• **Work instructions**:
Find the lines holding the word "recreates" and collect them.

(Entries with chart source code)
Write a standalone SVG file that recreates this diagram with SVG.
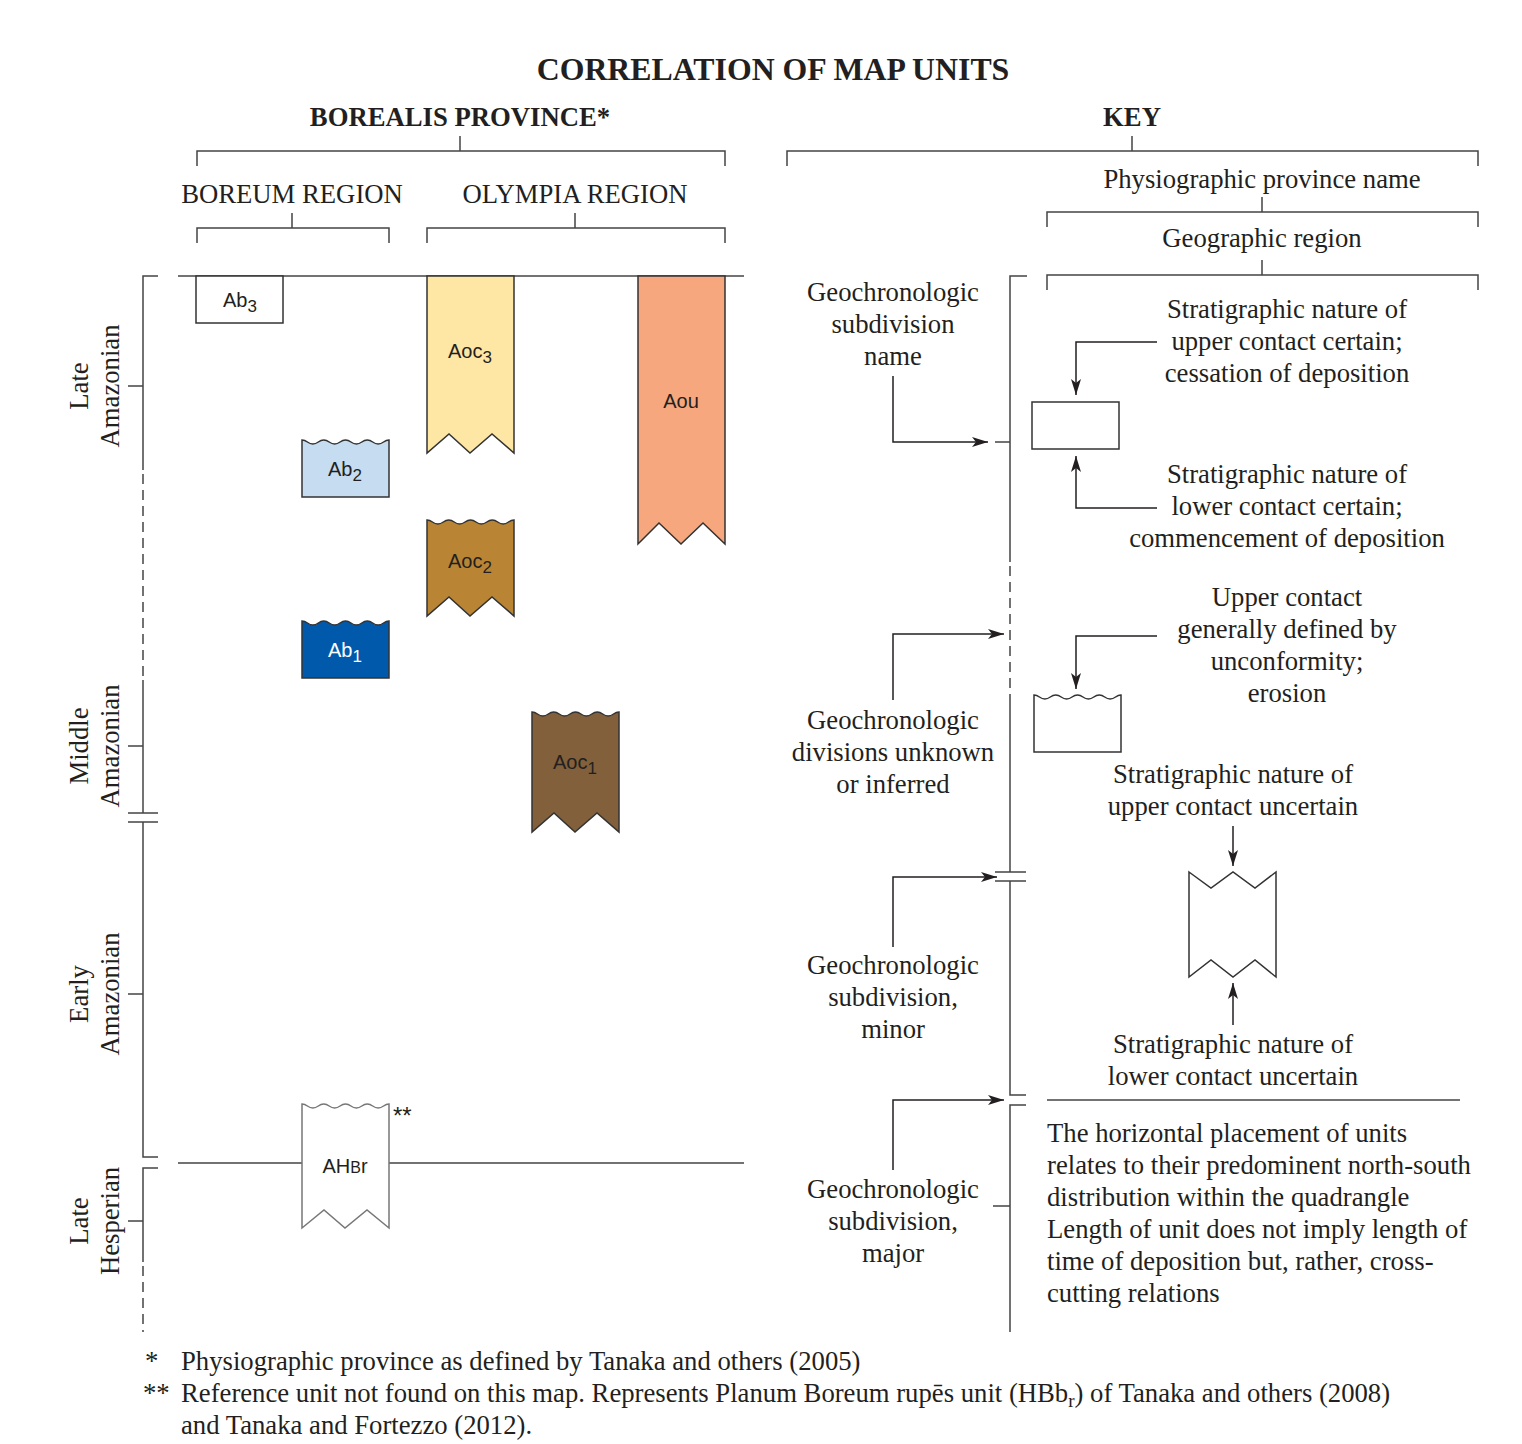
<svg xmlns="http://www.w3.org/2000/svg" width="1522" height="1444" viewBox="0 0 1522 1444">
<defs>
<style>
.serif{font-family:"Liberation Serif","Times New Roman",serif;fill:#231f20}
.t26{font-size:26.7px}
.bold{font-weight:bold}
.sans{font-family:"Liberation Sans",Arial,sans-serif;font-size:20px;fill:#231f20}
.ln{fill:none;stroke:#444;stroke-width:1.5}
.dash{fill:none;stroke:#444;stroke-width:1.5;stroke-dasharray:10 6}
.conn{fill:none;stroke:#231f20;stroke-width:1.5}
.unit{stroke:#333;stroke-width:1.5}
</style>
<marker id="ah" viewBox="0 0 16 10" refX="16" refY="5" markerWidth="16" markerHeight="10" markerUnits="userSpaceOnUse" orient="auto">
<path d="M0,0 L16,5 L0,10 L4,5 Z" fill="#231f20"/>
</marker>
</defs>
<rect width="1522" height="1444" fill="#fff"/>

<!-- Titles -->
<g id="titles">
<text class="serif bold" x="773" y="80" font-size="31.8" text-anchor="middle">CORRELATION OF MAP UNITS</text>
<text class="serif bold t26" x="460" y="126" text-anchor="middle">BOREALIS PROVINCE*</text>
<text class="serif bold t26" x="1132" y="126" text-anchor="middle">KEY</text>
<text class="serif t26" x="292" y="203" text-anchor="middle">BOREUM REGION</text>
<text class="serif t26" x="575" y="203" text-anchor="middle">OLYMPIA REGION</text>
<text class="serif t26" x="1262" y="188" text-anchor="middle">Physiographic province name</text>
<text class="serif t26" x="1262" y="247" text-anchor="middle">Geographic region</text>
</g>

<!-- Brackets and axes -->
<g id="frame">
<path class="ln" d="M460,136 V151 M197,166 V151 H725 V166"/>
<path class="ln" d="M1132,136 V151 M787,166 V151 H1478 V166"/>
<path class="ln" d="M292,213 V228 M197,243 V228 H389 V243"/>
<path class="ln" d="M575,213 V228 M427,243 V228 H725 V243"/>
<path class="ln" d="M1262,197 V212 M1047,227 V212 H1478 V227"/>
<path class="ln" d="M1262,260 V275 M1047,290 V275 H1478 V290"/>
<path class="ln" d="M178,276 H744"/>
<path class="ln" d="M178,1163 H302 M389,1163 H744"/>
<path class="ln" d="M158,276 H143 V470"/>
<path class="dash" d="M143,474 V680"/>
<path class="ln" d="M143,680 V813"/>
<path class="ln" d="M128,386 H143 M128,746 H143 M128,813 H158 M128,822 H158 M128,994 H143 M128,1221 H143"/>
<path class="ln" d="M143,822 V1157 H158 M158,1168 H143 V1262"/>
<path class="dash" d="M143,1266 V1332"/>
<path class="ln" d="M1027,276 H1010 V562"/>
<path class="dash" d="M1010,566 V700"/>
<path class="ln" d="M1010,700 V872"/>
<path class="ln" d="M995,872 H1026 M995,881 H1026"/>
<path class="ln" d="M1010,881 V1095 H1026 M1026,1105 H1010 V1332"/>
<path class="ln" d="M995,442 H1010 M993,1206 H1010"/>
<path class="ln" d="M1047,1100 H1460"/>
</g>

<!-- Time labels -->
<g id="time-labels" class="serif t26" text-anchor="middle">
<text transform="translate(88,386) rotate(-90)">Late</text>
<text transform="translate(119,386) rotate(-90)">Amazonian</text>
<text transform="translate(88,746) rotate(-90)">Middle</text>
<text transform="translate(119,746) rotate(-90)">Amazonian</text>
<text transform="translate(88,994) rotate(-90)">Early</text>
<text transform="translate(119,994) rotate(-90)">Amazonian</text>
<text transform="translate(88,1221) rotate(-90)">Late</text>
<text transform="translate(119,1221) rotate(-90)">Hesperian</text>
</g>

<!-- Units -->
<g id="unit-Ab3">
<rect class="unit" x="196" y="276" width="87" height="47" fill="#fff"/>
<text class="sans" x="240" y="307" text-anchor="middle">Ab<tspan font-size="17" dy="5">3</tspan></text>
</g>
<g id="unit-Aoc3">
<path class="unit" fill="#fee6a5" d="M427,276 H514 V453 L492,434 L470,453 L449,434 L427,453 Z"/>
<text class="sans" x="470" y="358" text-anchor="middle">Aoc<tspan font-size="17" dy="5">3</tspan></text>
</g>
<g id="unit-Aou">
<path class="unit" fill="#f6a77e" d="M638,276 H725 V544 L703,523 L681,544 L659,523 L638,544 Z"/>
<text class="sans" x="681" y="408" text-anchor="middle">Aou</text>
</g>
<g id="unit-Ab2">
<path class="unit" fill="#c6dcf1" d="M302,497 V440 c5.44,0 5.44,4 10.875,4 c5.44,0 5.44,-4 10.875,-4 c5.44,0 5.44,4 10.875,4 c5.44,0 5.44,-4 10.875,-4 c5.44,0 5.44,4 10.875,4 c5.44,0 5.44,-4 10.875,-4 c5.44,0 5.44,4 10.875,4 c5.44,0 5.44,-4 10.875,-4 V497 Z"/>
<text class="sans" x="345" y="476" text-anchor="middle">Ab<tspan font-size="17" dy="5">2</tspan></text>
</g>
<g id="unit-Aoc2">
<path class="unit" fill="#b98534" d="M427,616 V520 c5.44,0 5.44,4 10.875,4 c5.44,0 5.44,-4 10.875,-4 c5.44,0 5.44,4 10.875,4 c5.44,0 5.44,-4 10.875,-4 c5.44,0 5.44,4 10.875,4 c5.44,0 5.44,-4 10.875,-4 c5.44,0 5.44,4 10.875,4 c5.44,0 5.44,-4 10.875,-4 V616 L492,597 L470,616 L449,597 Z"/>
<text class="sans" x="470" y="568" text-anchor="middle">Aoc<tspan font-size="17" dy="5">2</tspan></text>
</g>
<g id="unit-Ab1">
<path class="unit" fill="#0059ab" d="M302,678 V621 c5.44,0 5.44,4 10.875,4 c5.44,0 5.44,-4 10.875,-4 c5.44,0 5.44,4 10.875,4 c5.44,0 5.44,-4 10.875,-4 c5.44,0 5.44,4 10.875,4 c5.44,0 5.44,-4 10.875,-4 c5.44,0 5.44,4 10.875,4 c5.44,0 5.44,-4 10.875,-4 V678 Z"/>
<text class="sans" x="345" y="657" text-anchor="middle" style="fill:#fff">Ab<tspan font-size="17" dy="5">1</tspan></text>
</g>
<g id="unit-Aoc1">
<path class="unit" fill="#81603b" d="M532,832 V712 c5.44,0 5.44,4 10.875,4 c5.44,0 5.44,-4 10.875,-4 c5.44,0 5.44,4 10.875,4 c5.44,0 5.44,-4 10.875,-4 c5.44,0 5.44,4 10.875,4 c5.44,0 5.44,-4 10.875,-4 c5.44,0 5.44,4 10.875,4 c5.44,0 5.44,-4 10.875,-4 V832 L597,813 L575,832 L554,813 Z"/>
<text class="sans" x="575" y="769" text-anchor="middle">Aoc<tspan font-size="17" dy="5">1</tspan></text>
</g>
<g id="unit-AHBr">
<path fill="#fff" stroke="#777" stroke-width="1.5" d="M302,1228 V1104 c5.44,0 5.44,4 10.875,4 c5.44,0 5.44,-4 10.875,-4 c5.44,0 5.44,4 10.875,4 c5.44,0 5.44,-4 10.875,-4 c5.44,0 5.44,4 10.875,4 c5.44,0 5.44,-4 10.875,-4 c5.44,0 5.44,4 10.875,4 c5.44,0 5.44,-4 10.875,-4 V1228 L367,1210 L345,1228 L324,1210 Z"/>
<text class="sans" x="345" y="1173" text-anchor="middle">AH<tspan font-size="16">B</tspan>r</text>
<text class="sans" x="393" y="1124" style="font-size:24px">**</text>
</g>

<!-- Key nodes -->
<g id="key-certain-box">
<rect class="unit" x="1032" y="402" width="87" height="47" fill="#fff" stroke="#231f20"/>
</g>
<g id="key-unconformity-box">
<path class="unit" fill="#fff" stroke="#231f20" d="M1034,752 V695 c5.44,0 5.44,4 10.875,4 c5.44,0 5.44,-4 10.875,-4 c5.44,0 5.44,4 10.875,4 c5.44,0 5.44,-4 10.875,-4 c5.44,0 5.44,4 10.875,4 c5.44,0 5.44,-4 10.875,-4 c5.44,0 5.44,4 10.875,4 c5.44,0 5.44,-4 10.875,-4 V752 Z"/>
</g>
<g id="key-uncertain-box">
<path class="unit" fill="#fff" stroke="#231f20" d="M1189,872 L1211,888 L1233,872 L1255,888 L1276,872 V977 L1255,960 L1233,977 L1211,960 L1189,977 Z"/>
</g>

<g id="key-labels" class="serif t26" text-anchor="middle">
<text x="893" y="301">Geochronologic</text>
<text x="893" y="333">subdivision</text>
<text x="893" y="365">name</text>
<text x="1287" y="318">Stratigraphic nature of</text>
<text x="1287" y="350">upper contact certain;</text>
<text x="1287" y="382">cessation of deposition</text>
<text x="1287" y="483">Stratigraphic nature of</text>
<text x="1287" y="515">lower contact certain;</text>
<text x="1287" y="547">commencement of deposition</text>
<text x="1287" y="606">Upper contact</text>
<text x="1287" y="638">generally defined by</text>
<text x="1287" y="670">unconformity;</text>
<text x="1287" y="702">erosion</text>
<text x="893" y="729">Geochronologic</text>
<text x="893" y="761">divisions unknown</text>
<text x="893" y="793">or inferred</text>
<text x="1233" y="783">Stratigraphic nature of</text>
<text x="1233" y="815">upper contact uncertain</text>
<text x="893" y="974">Geochronologic</text>
<text x="893" y="1006">subdivision,</text>
<text x="893" y="1038">minor</text>
<text x="1233" y="1053">Stratigraphic nature of</text>
<text x="1233" y="1085">lower contact uncertain</text>
<text x="893" y="1198">Geochronologic</text>
<text x="893" y="1230">subdivision,</text>
<text x="893" y="1262">major</text>
</g>
<g id="key-note" class="serif t26">
<text x="1047" y="1142">The horizontal placement of units</text>
<text x="1047" y="1174">relates to their predominent north-south</text>
<text x="1047" y="1206">distribution within the quadrangle</text>
<text x="1047" y="1238">Length of unit does not imply length of</text>
<text x="1047" y="1270">time of deposition but, rather, cross-</text>
<text x="1047" y="1302">cutting relations</text>
</g>

<!-- Connectors -->
<g id="connectors">
<path class="conn" marker-end="url(#ah)" d="M893,376 V442 H988"/>
<path class="conn" marker-end="url(#ah)" d="M1157,342 H1076 V395"/>
<path class="conn" marker-end="url(#ah)" d="M1157,508 H1076 V456"/>
<path class="conn" marker-end="url(#ah)" d="M1157,636 H1076 V689"/>
<path class="conn" marker-end="url(#ah)" d="M1233,826 V866"/>
<path class="conn" marker-end="url(#ah)" d="M1233,1025 V983"/>
<path class="conn" marker-end="url(#ah)" d="M893,700 V634 H1004"/>
<path class="conn" marker-end="url(#ah)" d="M893,947 V877 H997"/>
<path class="conn" marker-end="url(#ah)" d="M893,1170 V1100 H1004"/>
</g>

<!-- Footnotes -->
<g id="footnotes" class="serif t26">
<text x="145" y="1370">*</text>
<text x="181" y="1370">Physiographic province as defined by Tanaka and others (2005)</text>
<text x="143" y="1402">**</text>
<text x="181" y="1402">Reference unit not found on this map. Represents Planum Boreum rupēs unit (HBb<tspan font-size="19" dy="5">r</tspan><tspan dy="-5">) of Tanaka and others (2008)</tspan></text>
<text x="181" y="1434">and Tanaka and Fortezzo (2012).</text>
</g>
</svg>
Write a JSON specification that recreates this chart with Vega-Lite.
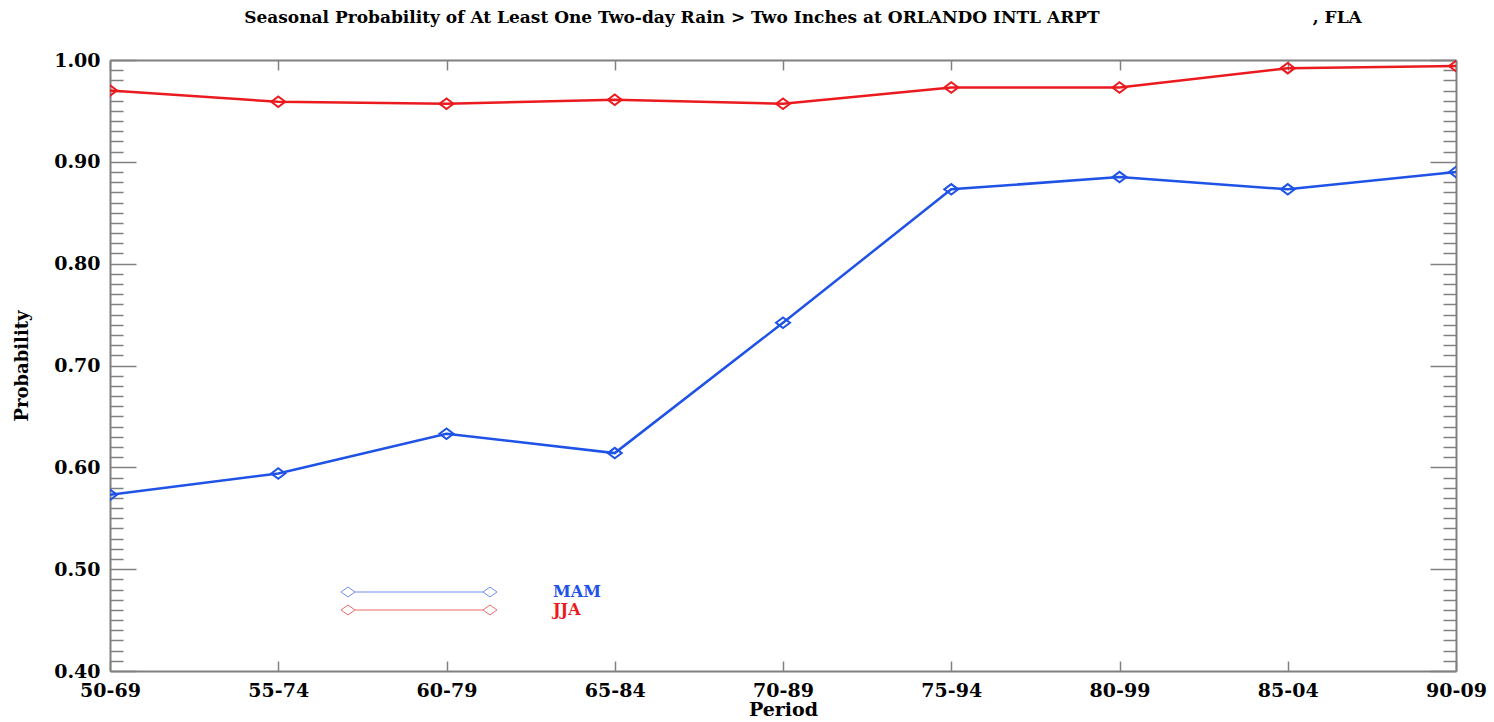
{
  "$schema": "https://vega.github.io/schema/vega-lite/v6.json",
  "width": 1346,
  "height": 611,
  "autosize": {"type": "none"},
  "padding": {"left": 110, "top": 60, "right": 38, "bottom": 51},
  "background": "white",
  "title": {
    "text": "Seasonal Probability of At Least One Two-day Rain > Two Inches at ORLANDO INTL ARPT\u00a0\u00a0\u00a0\u00a0\u00a0\u00a0\u00a0\u00a0\u00a0\u00a0\u00a0\u00a0\u00a0\u00a0\u00a0\u00a0\u00a0\u00a0\u00a0\u00a0\u00a0\u00a0\u00a0\u00a0\u00a0\u00a0\u00a0\u00a0\u00a0\u00a0\u00a0\u00a0\u00a0\u00a0\u00a0\u00a0, FLA",
    "font": "DejaVu Serif",
    "fontWeight": "bold",
    "fontSize": 17,
    "color": "black",
    "anchor": "middle",
    "dx": 20,
    "offset": 24
  },
  "config": {"view": {"stroke": null}},
  "data": {
    "values": [
      {"period": "50-69", "season": "MAM", "prob": 0.573},
      {"period": "55-74", "season": "MAM", "prob": 0.594},
      {"period": "60-79", "season": "MAM", "prob": 0.633},
      {"period": "65-84", "season": "MAM", "prob": 0.614},
      {"period": "70-89", "season": "MAM", "prob": 0.742},
      {"period": "75-94", "season": "MAM", "prob": 0.873},
      {"period": "80-99", "season": "MAM", "prob": 0.885},
      {"period": "85-04", "season": "MAM", "prob": 0.873},
      {"period": "90-09", "season": "MAM", "prob": 0.890},
      {"period": "50-69", "season": "JJA", "prob": 0.970},
      {"period": "55-74", "season": "JJA", "prob": 0.959},
      {"period": "60-79", "season": "JJA", "prob": 0.957},
      {"period": "65-84", "season": "JJA", "prob": 0.961},
      {"period": "70-89", "season": "JJA", "prob": 0.957},
      {"period": "75-94", "season": "JJA", "prob": 0.973},
      {"period": "80-99", "season": "JJA", "prob": 0.973},
      {"period": "85-04", "season": "JJA", "prob": 0.992},
      {"period": "90-09", "season": "JJA", "prob": 0.994}
    ]
  },
  "layer": [
    {
      "encoding": {
        "x": {
          "field": "period", "type": "ordinal", "sort": null,
          "scale": {"type": "point", "padding": 0},
          "axis": {
            "orient": "bottom", "title": "Period", "labelAngle": 0,
            "labelFont": "DejaVu Serif", "labelFontWeight": "bold", "labelFontSize": 19, "labelColor": "black",
            "labelFlush": false, "labelOverlap": false, "labelBound": false,
            "tickSize": -10, "tickColor": "#808080", "tickWidth": 1.5,
            "domainColor": "#808080", "domainWidth": 2,
            "labelPadding": 20,
            "titleFont": "DejaVu Serif", "titleFontWeight": "bold", "titleFontSize": 19, "titleColor": "black",
            "titlePadding": 0
          }
        },
        "y": {
          "field": "prob", "type": "quantitative",
          "scale": {"domain": [0.4, 1.0], "nice": false, "zero": false},
          "axis": {
            "orient": "left", "title": "Probability", "grid": false,
            "values": [0.4,0.41,0.42,0.43,0.44,0.45,0.46,0.47,0.48,0.49,0.5,0.51,0.52,0.53,0.54,0.55,0.56,0.57,0.58,0.59,0.6,0.61,0.62,0.63,0.64,0.65,0.66,0.67,0.68,0.69,0.7,0.71,0.72,0.73,0.74,0.75,0.76,0.77,0.78,0.79,0.8,0.81,0.82,0.83,0.84,0.85,0.86,0.87,0.88,0.89,0.9,0.91,0.92,0.93,0.94,0.95,0.96,0.97,0.98,0.99,1.0],
            "labelExpr": "abs(datum.value*10 - round(datum.value*10)) < 0.001 ? format(datum.value, '.2f') : ''",
            "tickSize": {"condition": {"test": "abs(datum.value*10 - round(datum.value*10)) < 0.001", "value": -26}, "value": -13},
            "tickColor": "#808080", "tickWidth": 1.5,
            "domainColor": "#808080", "domainWidth": 2,
            "labelFont": "DejaVu Serif", "labelFontWeight": "bold", "labelFontSize": 19, "labelColor": "black",
            "labelPadding": 36, "labelOverlap": false, "labelFlush": false, "labelBound": false,
            "titleFont": "DejaVu Serif", "titleFontWeight": "bold", "titleFontSize": 18, "titleColor": "black",
            "titlePadding": 22
          }
        },
        "color": {
          "field": "season", "type": "nominal",
          "scale": {"domain": ["MAM", "JJA"], "range": ["#1f52e6", "#eb1a1f"]},
          "legend": {
            "orient": "none", "legendX": 301, "legendY": 524, "title": null, "padding": 0,
            "symbolType": "M-11.14,0L-10.14,-0.71L-9.14,0L-10.14,0.71Z M9.14,0L10.14,-0.71L11.14,0L10.14,0.71Z M-9.14,0L9.14,0",
            "symbolSize": 196, "symbolStrokeWidth": 1, "symbolFillColor": "transparent", "symbolOpacity": 0.65,
            "labelOffset": 126, "labelFont": "DejaVu Serif", "labelFontWeight": "bold", "labelFontSize": 16,
            "labelBaseline": "middle", "rowPadding": 2,
            "encode": {"labels": {"update": {"fill": {"signal": "datum.value === 'MAM' ? '#1f52e6' : '#eb1a1f'"}}}}
          }
        }
      },
      "layer": [
        {"mark": {"type": "line", "clip": true, "strokeWidth": 2.5}},
        {"mark": {"type": "point", "clip": true, "filled": false, "shape": "M-1,0L0,-0.75L1,0L0,0.75Z", "size": 196, "strokeWidth": 2, "opacity": 1}}
      ]
    },
    {
      "mark": {"type": "line", "opacity": 0},
      "encoding": {
        "x": {
          "field": "period", "type": "ordinal", "sort": null,
          "scale": {"type": "point", "padding": 0},
          "axis": {"orient": "top", "title": null, "labels": false, "tickSize": -10, "tickColor": "#808080", "tickWidth": 1.5, "domainColor": "#808080", "domainWidth": 2}
        },
        "y": {
          "field": "prob", "type": "quantitative",
          "scale": {"domain": [0.4, 1.0], "nice": false, "zero": false},
          "axis": {
            "orient": "right", "title": null, "labels": false, "grid": false,
            "values": [0.4,0.41,0.42,0.43,0.44,0.45,0.46,0.47,0.48,0.49,0.5,0.51,0.52,0.53,0.54,0.55,0.56,0.57,0.58,0.59,0.6,0.61,0.62,0.63,0.64,0.65,0.66,0.67,0.68,0.69,0.7,0.71,0.72,0.73,0.74,0.75,0.76,0.77,0.78,0.79,0.8,0.81,0.82,0.83,0.84,0.85,0.86,0.87,0.88,0.89,0.9,0.91,0.92,0.93,0.94,0.95,0.96,0.97,0.98,0.99,1.0],
            "tickSize": {"condition": {"test": "abs(datum.value*10 - round(datum.value*10)) < 0.001", "value": -26}, "value": -13},
            "tickColor": "#808080", "tickWidth": 1.5,
            "domainColor": "#808080", "domainWidth": 2
          }
        },
        "detail": {"field": "season", "type": "nominal"}
      }
    }
  ],
  "resolve": {"scale": {"x": "independent", "y": "independent"}}
}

• **The completed task**:
Write a standalone SVG file that recreates this diagram with SVG.
Write a JSON specification that recreates this chart with Vega-Lite.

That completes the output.